◆ Task to complete: Quote, verbatim, all material below, without pictures.

* begin Source excerpt *

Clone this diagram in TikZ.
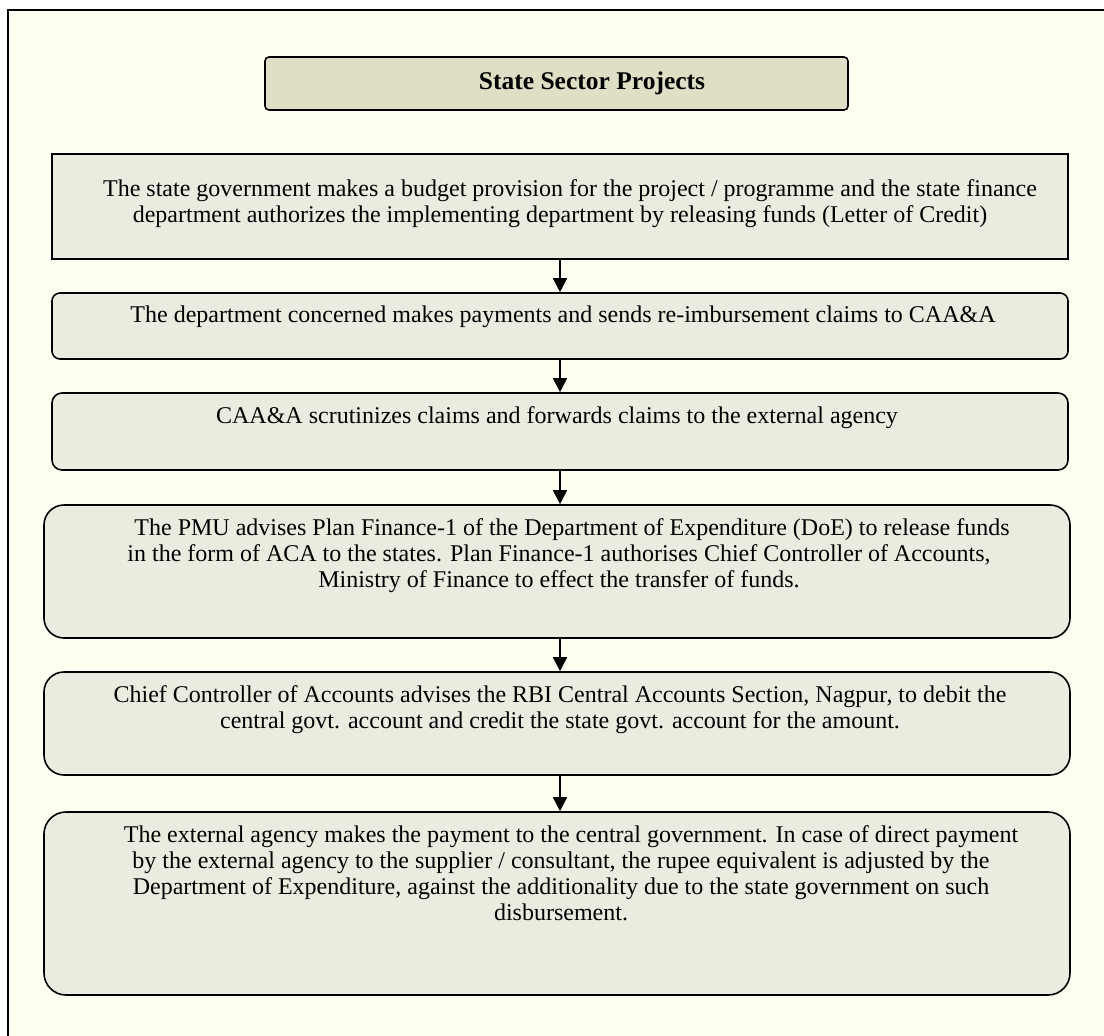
\documentclass[tikz,border=0pt]{standalone}
\usepackage{fontspec}
\setmainfont{Liberation Serif}
\usetikzlibrary{positioning,arrows.meta,shapes}
\definecolor{pagebackground}{HTML}{FFFFF2}
\definecolor{boxbackground}{HTML}{EBEBE0}
\definecolor{titlebackground}{HTML}{DFDFC6}

\begin{document}
\begin{tikzpicture}[x=1pt,y=-1pt,
    flowbox/.style={draw=black,line width=1.6pt,fill=boxbackground,inner sep=0pt},
    flowtext/.style={anchor=north,inner sep=0pt,align=center,font=\fontsize{24}{26}\selectfont},
    flowarrow/.style={line width=1.6pt,-{Triangle[width=14pt,length=14pt]}}]

    \useasboundingbox (0,0) rectangle (1104,1036);
    \clip (0,0) rectangle (1104,1036);
    \draw[fill=pagebackground,line width=2pt](8,10) rectangle (1130,1060);

    \node[flowbox,fill=titlebackground,rounded corners=4pt,minimum width=583pt,minimum height=53pt] (title) at (556.5,83.5) {};
    \node[inner sep=0pt,font=\fontsize{25.5}{28}\selectfont\bfseries] (titletext) at (592,83) {State Sector Projects};

    \node[flowbox,minimum width=1016pt,minimum height=105pt] (boxA) at (560,206.5) {};
    \node[flowbox,rounded corners=8pt,minimum width=1016pt,minimum height=66pt] (boxB) at (560,326) {};
    \node[flowbox,rounded corners=10pt,minimum width=1016pt,minimum height=77pt] (boxC) at (560,431.5) {};
    \node[flowbox,rounded corners=20pt,minimum width=1026pt,minimum height=133pt] (boxD) at (557,571.5) {};
    \node[flowbox,rounded corners=20pt,minimum width=1026pt,minimum height=103pt] (boxE) at (557,723.5) {};
    \node[flowbox,rounded corners=22pt,minimum width=1026pt,minimum height=183pt] (boxF) at (557,903.5) {};

    \node[flowtext] (textA) at (560,179) {\hspace*{20pt}The state government makes a budget provision for the project / programme and the state finance\\department authorizes the implementing department by releasing funds (Letter of Credit)};
    \node[flowtext] (textB) at (563,306) {The department concerned makes payments and sends re-imbursement claims to CAA\&A};
    \node[flowtext] (textC) at (557,406) {CAA\&A scrutinizes claims and forwards claims to the external agency};
    \node[flowtext] (textD) at (559,518) {\hspace*{26pt}The PMU advises Plan Finance-1 of the Department of Expenditure (DoE) to release funds\\in the form of ACA to the states. Plan Finance-1 authorises Chief Controller of Accounts,\\Ministry of Finance to effect the transfer of funds.};
    \node[flowtext] (textE) at (560,685) {Chief Controller of Accounts advises the RBI Central Accounts Section, Nagpur, to debit the\\central govt. account and credit the state govt. account for the amount.};
    \node[flowtext] (textF) at (561,825) {\hspace*{20pt}The external agency makes the payment to the central government. In case of direct payment\\by the external agency to the supplier / consultant, the rupee equivalent is adjusted by the\\Department of Expenditure, against the additionality due to the state government on such\\disbursement.};

    \draw[flowarrow] (boxA.south) -- (boxB.north);
    \draw[flowarrow] (boxB.south) -- (boxC.north);
    \draw[flowarrow] (boxC.south) -- (boxC.south |- boxD.north);
    \draw[flowarrow] (boxC.south |- boxD.south) -- (boxC.south |- boxE.north);
    \draw[flowarrow] (boxC.south |- boxE.south) -- (boxC.south |- boxF.north);
\end{tikzpicture}
\end{document}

* end Source excerpt *

◆ Solution to the problem:
Clone this diagram in TikZ.
\documentclass[tikz,border=0pt]{standalone}
\usepackage{fontspec}
\setmainfont{Liberation Serif}
\usetikzlibrary{positioning,arrows.meta,shapes}
\definecolor{pagebackground}{HTML}{FFFFF2}
\definecolor{boxbackground}{HTML}{EBEBE0}
\definecolor{titlebackground}{HTML}{DFDFC6}

\begin{document}
\begin{tikzpicture}[x=1pt,y=-1pt,
    flowbox/.style={draw=black,line width=1.6pt,fill=boxbackground,inner sep=0pt},
    flowtext/.style={anchor=north,inner sep=0pt,align=center,font=\fontsize{24}{26}\selectfont},
    flowarrow/.style={line width=1.6pt,-{Triangle[width=14pt,length=14pt]}}]

    \useasboundingbox (0,0) rectangle (1104,1036);
    \clip (0,0) rectangle (1104,1036);
    \draw[fill=pagebackground,line width=2pt](8,10) rectangle (1130,1060);

    \node[flowbox,fill=titlebackground,rounded corners=4pt,minimum width=583pt,minimum height=53pt] (title) at (556.5,83.5) {};
    \node[inner sep=0pt,font=\fontsize{25.5}{28}\selectfont\bfseries] (titletext) at (592,83) {State Sector Projects};

    \node[flowbox,minimum width=1016pt,minimum height=105pt] (boxA) at (560,206.5) {};
    \node[flowbox,rounded corners=8pt,minimum width=1016pt,minimum height=66pt] (boxB) at (560,326) {};
    \node[flowbox,rounded corners=10pt,minimum width=1016pt,minimum height=77pt] (boxC) at (560,431.5) {};
    \node[flowbox,rounded corners=20pt,minimum width=1026pt,minimum height=133pt] (boxD) at (557,571.5) {};
    \node[flowbox,rounded corners=20pt,minimum width=1026pt,minimum height=103pt] (boxE) at (557,723.5) {};
    \node[flowbox,rounded corners=22pt,minimum width=1026pt,minimum height=183pt] (boxF) at (557,903.5) {};

    \node[flowtext] (textA) at (560,179) {\hspace*{20pt}The state government makes a budget provision for the project / programme and the state finance\\department authorizes the implementing department by releasing funds (Letter of Credit)};
    \node[flowtext] (textB) at (563,306) {The department concerned makes payments and sends re-imbursement claims to CAA\&A};
    \node[flowtext] (textC) at (557,406) {CAA\&A scrutinizes claims and forwards claims to the external agency};
    \node[flowtext] (textD) at (559,518) {\hspace*{26pt}The PMU advises Plan Finance-1 of the Department of Expenditure (DoE) to release funds\\in the form of ACA to the states. Plan Finance-1 authorises Chief Controller of Accounts,\\Ministry of Finance to effect the transfer of funds.};
    \node[flowtext] (textE) at (560,685) {Chief Controller of Accounts advises the RBI Central Accounts Section, Nagpur, to debit the\\central govt. account and credit the state govt. account for the amount.};
    \node[flowtext] (textF) at (561,825) {\hspace*{20pt}The external agency makes the payment to the central government. In case of direct payment\\by the external agency to the supplier / consultant, the rupee equivalent is adjusted by the\\Department of Expenditure, against the additionality due to the state government on such\\disbursement.};

    \draw[flowarrow] (boxA.south) -- (boxB.north);
    \draw[flowarrow] (boxB.south) -- (boxC.north);
    \draw[flowarrow] (boxC.south) -- (boxC.south |- boxD.north);
    \draw[flowarrow] (boxC.south |- boxD.south) -- (boxC.south |- boxE.north);
    \draw[flowarrow] (boxC.south |- boxE.south) -- (boxC.south |- boxF.north);
\end{tikzpicture}
\end{document}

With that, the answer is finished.